Another T-Bone, Walker, is honored as they cover his “I Get So Weary.” B.B., Chuck Berry, and Jimi Hendrix all give Walker credit as being a major influence on them. A horn section joins the arrangement and B.B.’s voice gets raspy as he sings out in frustration “when my baby's not around.” Next, another Walker is remembered with Lee Vida Walker’s “Get These Blues Off Me.” B.B. presents the flipside to the story as the narrator is the one who has “gone away” because he “can't put up with you.” The tempo is slowed way down, and Lucille becomes even more beguiling. If you allow yourself to get lost in the song, you may notice the lights dim, the smell of cigarettes, and the clattering of ice in a just-finished drink. You’ll want to grab the first woman you see and slow dance your troubles away.

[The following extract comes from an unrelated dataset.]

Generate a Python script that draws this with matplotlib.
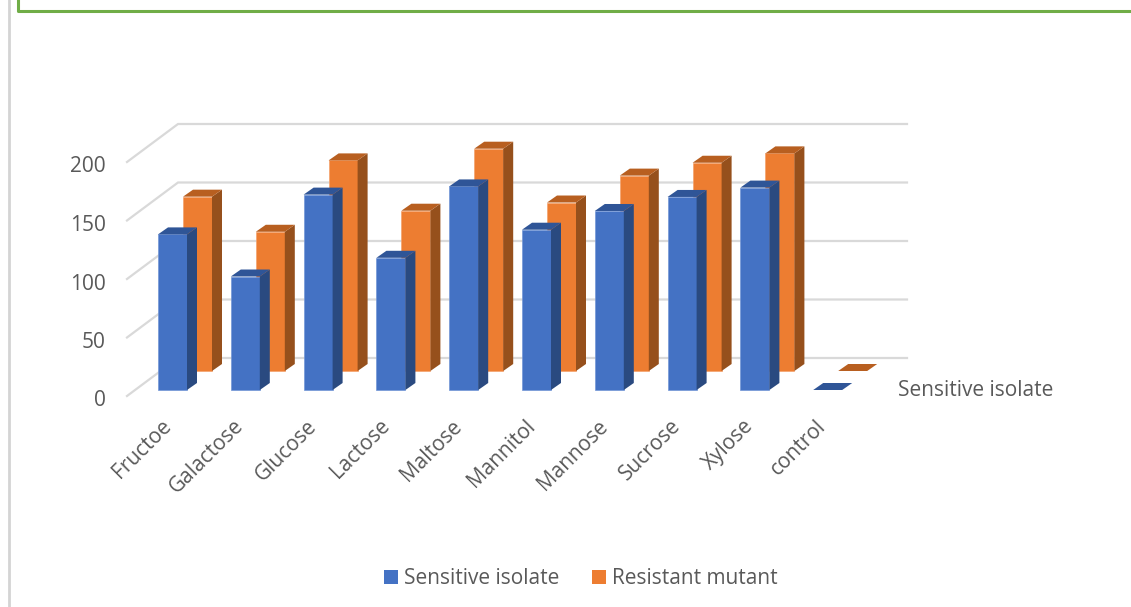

The pace is picked up for Howlin’ Wolf’s “How Many More Years.” The narrator is heading out the door with the music revealing a spring in his step. He’d “soon rather be dead, sleeping six feet in the ground” than to continue being treated so bad. On Oscar Lollie’s “Waiting For Your Call” Lucille sounds plaintive again as we hear another story reversal as this narrator is paralyzed by love, sitting by the phone hoping for a return that likely won’t happen. He doesn’t even care “how many times you have left me/ and you said you never really cared.”
Lonnie Johnson and The Mississippi Sheiks each make two appearances. Johnson’s “My Love Is Down” finds the narrator in an empty home, likely due to his tom-catting around because “instead of listenin’ to me baby, you listen to everything people has got to say.” The piano has a slightly larger presence underneath B.B. on this track. Johnson’s “Tomorrow Night” finds the narrator wondering if the woman who surrenders to him tonight will be with him again. Lucille performs light duty as B.B. opens without her and a sax takes the first solo on the bridge. The Mississippi Sheiks’ songs find the narrators in similar frames of mind. One has to leave his woman but sees “no use in worrying ‘cause ‘The World Is Gone Wrong’” while the other doesn’t worry when his woman leaves because he’s “Sitting On Top Of The World,” an often-covered classic.
The second song that doesn’t deal with affairs of the heart is Big Bill Broonzy’s “Backwater Blues,” a song about people driven from their homes due to five days of rain, which is regrettably timely as images of a waterlogged Galveston, Texas are still fresh from the television news. It’s the longest track on the album coming in at seven and a half minutes.
B.B.’s soulful voice and the sweet sound of Lucille are at the top of their game on One Kind Favor, and leave you wanting for more. Talented musicians, such as pianist Dr. John, drummer Jim Keltner, and bassist Nathan East, back him and together they deliver a wonderful blues album. Hopefully everyone involved will do us a second kind favor.